• Your instructions:
Start at the top of the records and, please, print each line exactly through the line that contains "return [left /", leaving out all pictures.
>> START Recorded data
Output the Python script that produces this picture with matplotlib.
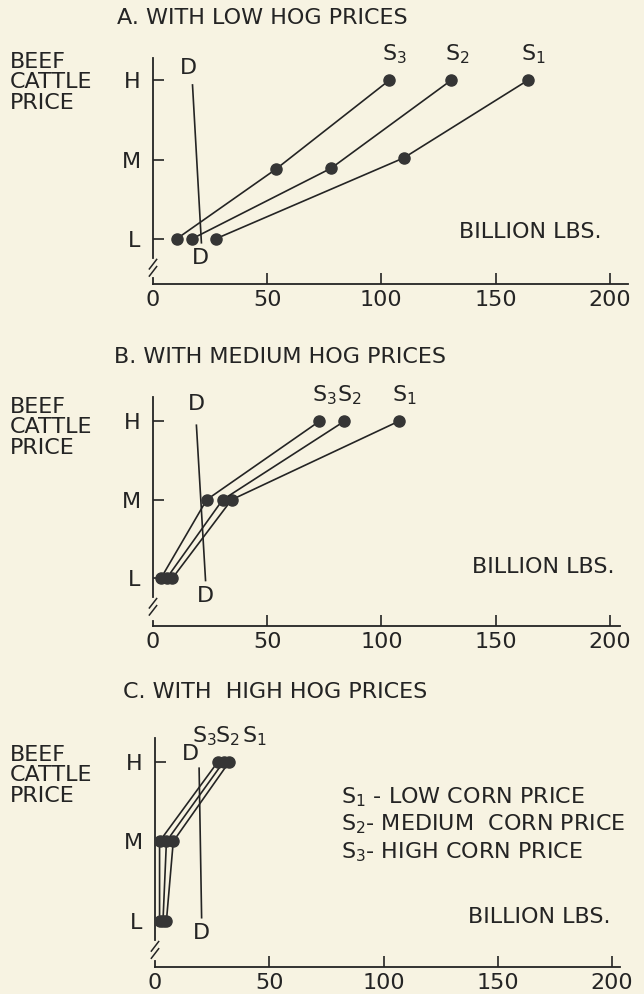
import matplotlib
matplotlib.use("Agg")
import matplotlib.pyplot as plt

# ============================================================
# DATA (billion lbs. vs. beef cattle price level L=1, M=2, H=3)
# ============================================================
QTY_TICKS = [0, 50, 100, 150, 200]
PRICE_LEVELS = [1, 2, 3]
PRICE_LABELS = ["L", "M", "H"]
SUPPLY_NAMES = ["S$_1$", "S$_2$", "S$_3$"]

# A. low hog prices
a_s1_qty = [27.5, 109.8, 164.2]
a_s1_price = [1.0, 2.02, 3.0]
a_s2_qty = [17.1, 78.0, 130.6]
a_s2_price = [1.0, 1.89, 3.0]
a_s3_qty = [10.4, 53.9, 103.5]
a_s3_price = [1.0, 1.88, 3.0]
a_demand_qty = [17.3, 21.2]
a_demand_price = [2.94, 0.95]

# B. medium hog prices
b_s1_qty = [8.5, 34.4, 107.5]
b_s1_price = [1.0, 2.0, 3.0]
b_s2_qty = [6.0, 30.5, 83.7]
b_s2_price = [1.0, 2.0, 3.0]
b_s3_qty = [3.5, 23.5, 72.8]
b_s3_price = [1.0, 2.0, 3.0]
b_demand_qty = [19.0, 23.0]
b_demand_price = [2.95, 0.97]

# C. high hog prices
c_s1_qty = [5.0, 8.0, 32.5]
c_s1_price = [1.0, 2.0, 3.0]
c_s2_qty = [3.5, 5.0, 30.0]
c_s2_price = [1.0, 2.0, 3.0]
c_s3_qty = [2.0, 2.0, 27.5]
c_s3_price = [1.0, 2.0, 3.0]
c_demand_qty = [19.3, 20.4]
c_demand_price = [2.92, 1.04]

TITLES = ["A. WITH LOW HOG PRICES", "B. WITH MEDIUM HOG PRICES", "C. WITH  HIGH HOG PRICES"]
LEGEND_LINES = ["S$_1$ - LOW CORN PRICE", "S$_2$- MEDIUM  CORN PRICE", "S$_3$- HIGH CORN PRICE"]

# ============================================================
# STYLE
# ============================================================
W, H = 644, 994
PAPER = "#f7f3e2"
INK = "#242424"
FS = 16

plt.rcParams["font.family"] = ["DejaVu Sans"]
plt.rcParams["mathtext.fontset"] = "dejavusans"


def px_rect(left, top, right, bottom):
    return [left / W, 1 - bottom / H, (right - left) / W, (bottom - top) / H]


def draw_panel(ax, supplies, demand, xmax, ylim, label_dx, d_labels, billion_xy):
    ax.set_facecolor("none")
    ax.set_xlim(0, xmax)
    ax.set_ylim(*ylim)
    for side in ["top", "right"]:
        ax.spines[side].set_visible(False)
    for side in ["left", "bottom"]:
        ax.spines[side].set_linewidth(1.3)
        ax.spines[side].set_color(INK)

    # y-axis break
    ax.spines["left"].set_bounds(0.76, ylim[1])
    y0 = ylim[0]
    ax.plot([0, 0], [y0, y0 + 0.07], color=INK, lw=1.3, clip_on=False)
    for yb in [0.59, 0.68]:
        ax.plot([-1.6, 1.6], [yb - 0.06, yb + 0.06], color=INK, lw=1.1, clip_on=False)

    ax.set_xticks(QTY_TICKS)
    ax.set_xticklabels([str(v) for v in QTY_TICKS], fontsize=FS, color=INK)
    ax.set_yticks(PRICE_LEVELS)
    ax.set_yticklabels(PRICE_LABELS, fontsize=FS, color=INK)
    ax.tick_params(axis="x", direction="in", length=8, width=1.2, pad=4, colors=INK)
    ax.tick_params(axis="y", direction="in", length=8, width=1.2, pad=9, colors=INK)
    ax.xaxis.get_major_ticks()[0].tick1line.set_visible(False)

    for (qty, price), name, dx in zip(supplies, SUPPLY_NAMES, label_dx):
        ax.plot(qty, price, color=INK, lw=1.2, marker="o", ms=8,
                mfc="#353535", mec="#353535", zorder=3)
        ax.annotate(name, (qty[-1], price[-1]), xytext=(dx, 10),
                    textcoords="offset points", ha="center", va="bottom",
                    fontsize=FS, color=INK, annotation_clip=False)

    dq, dp = demand
    ax.plot(dq, dp, color=INK, lw=1.2)
    ax.annotate("D", (dq[0], dp[0]), xytext=d_labels[0], textcoords="offset points",
                ha="center", va="bottom", fontsize=FS, color=INK, annotation_clip=False)
    ax.annotate("D", (dq[1], dp[1]), xytext=d_labels[1], textcoords="offset points",
                ha="center", va="top", fontsize=FS, color=INK, annotation_clip=False)

    ax.text(billion_xy[0], billion_xy[1], "BILLION LBS.", ha="center", va="center",
            fontsize=FS, color=INK)


fig = plt.figure(figsize=(W / 100, H / 100), dpi=100)
fig.patch.set_facecolor(PAPER)

panels = [
    dict(rect=px_rect(153, 58, 628, 284), xmax=208, ylim=(0.43, 3.28),
         supplies=[(a_s1_qty, a_s1_price), (a_s2_qty, a_s2_price), (a_s3_qty, a_s3_price)],
         demand=(a_demand_qty, a_demand_price), label_dx=[4, 4, 4],
         d_labels=[(-3, 5), (-1, -4)], billion=(165, 1.09), title_xy=(117, 18),
         beef_y=62),
    dict(rect=px_rect(153, 397, 620, 626), xmax=204.4, ylim=(0.39, 3.31),
         supplies=[(b_s1_qty, b_s1_price), (b_s2_qty, b_s2_price), (b_s3_qty, b_s3_price)],
         demand=(b_demand_qty, b_demand_price), label_dx=[4, 4, 4],
         d_labels=[(0, 8), (0, -4)], billion=(171, 1.14), title_xy=(114, 357),
         beef_y=407),
    dict(rect=px_rect(155, 738, 620, 967), xmax=203.5, ylim=(0.42, 3.30),
         supplies=[(c_s1_qty, c_s1_price), (c_s2_qty, c_s2_price), (c_s3_qty, c_s3_price)],
         demand=(c_demand_qty, c_demand_price), label_dx=[18, 3, -10],
         d_labels=[(-6, 3), (0, -4)], billion=(168, 1.05), title_xy=(123, 692),
         beef_y=755),
]

for p, title in zip(panels, TITLES):
    ax = fig.add_axes(p["rect"])
    draw_panel(ax, p["supplies"], p["demand"], p["xmax"], p["ylim"],
               p["label_dx"], p["d_labels"], p["billion"])
    fig.text(p["title_xy"][0] / W, 1 - p["title_xy"][1] / H, title,
             ha="left", va="center", fontsize=FS, color=INK)
    fig.text(10 / W, 1 - (p["beef_y"] - 10) / H, "BEEF\nCATTLE\nPRICE",
             ha="left", va="top", fontsize=FS, color=INK, linespacing=1.03)

# corn price key (panel C)
for i, line in enumerate(LEGEND_LINES):
    fig.text(341 / W, 1 - (797 + 27.5 * i) / H, line, ha="left", va="center",
             fontsize=FS, color=INK)

fig.savefig("out.png", dpi=100, facecolor=PAPER)
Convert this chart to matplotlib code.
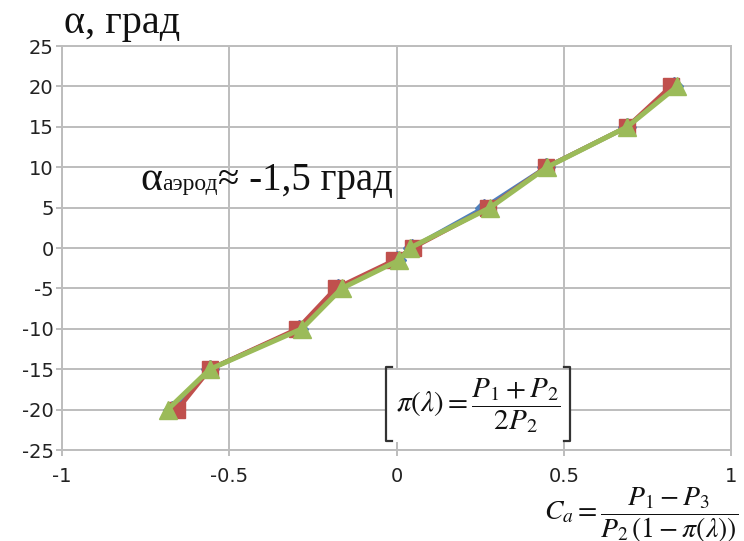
import matplotlib
matplotlib.use("Agg")
import matplotlib.pyplot as plt
from matplotlib.patches import Rectangle
from matplotlib.lines import Line2D

# Angle of attack, degrees
alpha = [-20, -15, -10, -5, -1.5, 0, 5, 10, 15, 20]
# Aerodynamic coefficient Ca for three measurement series
ca_blue = [-0.670, -0.558, -0.290, -0.175, 0.000, 0.045, 0.262, 0.448, 0.690, 0.830]
ca_red = [-0.655, -0.558, -0.296, -0.182, -0.006, 0.048, 0.275, 0.448, 0.690, 0.820]
ca_green = [-0.684, -0.558, -0.283, -0.164, 0.008, 0.040, 0.280, 0.450, 0.690, 0.839]

x_ticks = [-1, -0.5, 0, 0.5, 1]
x_labels = ["-1", "-0.5", "0", "0.5", "1"]
y_ticks = list(range(-25, 30, 5))

plt.rcParams["mathtext.fontset"] = "stix"
plt.rcParams["axes.unicode_minus"] = False

W, H = 744, 541
fig = plt.figure(figsize=(W / 100, H / 100), dpi=100)

def fx(px):
    return px / W

def fy(py):
    return 1 - py / H

ax = fig.add_axes([fx(62), fy(450), fx(731) - fx(62), fy(46) - fy(450)])

grid_c = "#bdbdbd"
ax.plot(ca_blue, alpha, color="#4f81bd", lw=3.2, marker="D", ms=9,
        solid_joinstyle="round", zorder=3)
ax.plot(ca_red, alpha, color="#c0504d", lw=3.2, marker="s", ms=11,
        solid_joinstyle="round", zorder=4)
ax.plot(ca_green, alpha, color="#9bbb59", lw=3.6, marker="^", ms=13,
        solid_joinstyle="round", zorder=5)

ax.set_xlim(-1, 1)
ax.set_ylim(-25, 25)
ax.set_xticks(x_ticks)
ax.set_xticklabels(x_labels)
ax.set_yticks(y_ticks)
ax.grid(True, color=grid_c, lw=1.4)
ax.set_axisbelow(True)
for s in ax.spines.values():
    s.set_color(grid_c)
    s.set_linewidth(1.4)
ax.tick_params(axis="both", colors=grid_c, length=4, width=1.4,
               labelcolor="#222222", labelsize=14)
ax.tick_params(axis="x", pad=8)
ax.tick_params(axis="y", pad=2)
for lab in ax.get_xticklabels() + ax.get_yticklabels():
    lab.set_family("DejaVu Sans")

serif = "Liberation Serif"

# Axis caption
fig.text(fx(64), fy(33), "α, град", family=serif, fontsize=29,
         color="#111111", va="baseline", ha="left")

# Zero-lift angle note, built from pieces of different sizes
renderer = fig.canvas.get_renderer()
x0 = 140
base = fy(190)
parts = [("α", 30), ("аэрод", 17), ("≈ -1,5 град", 28)]
for txt, size in parts:
    t = fig.text(fx(x0), base, txt, family=serif, fontsize=size,
                 color="#111111", va="baseline", ha="left")
    x0 += t.get_window_extent(renderer).width + (1 if size < 20 else 0)

# Boxed formula for pi(lambda)
fig.add_artist(Rectangle((fx(386), fy(442)), fx(570) - fx(386), fy(370) - fy(442),
                         transform=fig.transFigure, facecolor="white",
                         edgecolor="none", zorder=2))
bc = "#333333"
for xb, d in ((386, 6), (570, -6)):
    fig.add_artist(Line2D([fx(xb + d), fx(xb), fx(xb), fx(xb + d)],
                          [fy(367), fy(367), fy(441), fy(441)],
                          transform=fig.transFigure, color=bc, lw=1.6, zorder=3))
fig.text(fx(478), fy(406), r"$\pi(\lambda)=\dfrac{P_1+P_2}{2P_2}$",
         fontsize=21, ha="center", va="center", color="#111111", zorder=4)

# Definition of Ca below the axis
fig.text(fx(544), fy(515), r"$C_a=\dfrac{P_1-P_3}{P_2\,(1-\pi(\lambda))}$",
         fontsize=20, ha="left", va="center", color="#111111", zorder=4)

fig.savefig("out.png", dpi=100, facecolor="white")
>> END Recorded data
• Response:
Output the Python script that produces this picture with matplotlib.
import matplotlib
matplotlib.use("Agg")
import matplotlib.pyplot as plt

# ============================================================
# DATA (billion lbs. vs. beef cattle price level L=1, M=2, H=3)
# ============================================================
QTY_TICKS = [0, 50, 100, 150, 200]
PRICE_LEVELS = [1, 2, 3]
PRICE_LABELS = ["L", "M", "H"]
SUPPLY_NAMES = ["S$_1$", "S$_2$", "S$_3$"]

# A. low hog prices
a_s1_qty = [27.5, 109.8, 164.2]
a_s1_price = [1.0, 2.02, 3.0]
a_s2_qty = [17.1, 78.0, 130.6]
a_s2_price = [1.0, 1.89, 3.0]
a_s3_qty = [10.4, 53.9, 103.5]
a_s3_price = [1.0, 1.88, 3.0]
a_demand_qty = [17.3, 21.2]
a_demand_price = [2.94, 0.95]

# B. medium hog prices
b_s1_qty = [8.5, 34.4, 107.5]
b_s1_price = [1.0, 2.0, 3.0]
b_s2_qty = [6.0, 30.5, 83.7]
b_s2_price = [1.0, 2.0, 3.0]
b_s3_qty = [3.5, 23.5, 72.8]
b_s3_price = [1.0, 2.0, 3.0]
b_demand_qty = [19.0, 23.0]
b_demand_price = [2.95, 0.97]

# C. high hog prices
c_s1_qty = [5.0, 8.0, 32.5]
c_s1_price = [1.0, 2.0, 3.0]
c_s2_qty = [3.5, 5.0, 30.0]
c_s2_price = [1.0, 2.0, 3.0]
c_s3_qty = [2.0, 2.0, 27.5]
c_s3_price = [1.0, 2.0, 3.0]
c_demand_qty = [19.3, 20.4]
c_demand_price = [2.92, 1.04]

TITLES = ["A. WITH LOW HOG PRICES", "B. WITH MEDIUM HOG PRICES", "C. WITH  HIGH HOG PRICES"]
LEGEND_LINES = ["S$_1$ - LOW CORN PRICE", "S$_2$- MEDIUM  CORN PRICE", "S$_3$- HIGH CORN PRICE"]

# ============================================================
# STYLE
# ============================================================
W, H = 644, 994
PAPER = "#f7f3e2"
INK = "#242424"
FS = 16

plt.rcParams["font.family"] = ["DejaVu Sans"]
plt.rcParams["mathtext.fontset"] = "dejavusans"


def px_rect(left, top, right, bottom):
    return [left / W, 1 - bottom / H, (right - left) / W, (bottom - top) / H]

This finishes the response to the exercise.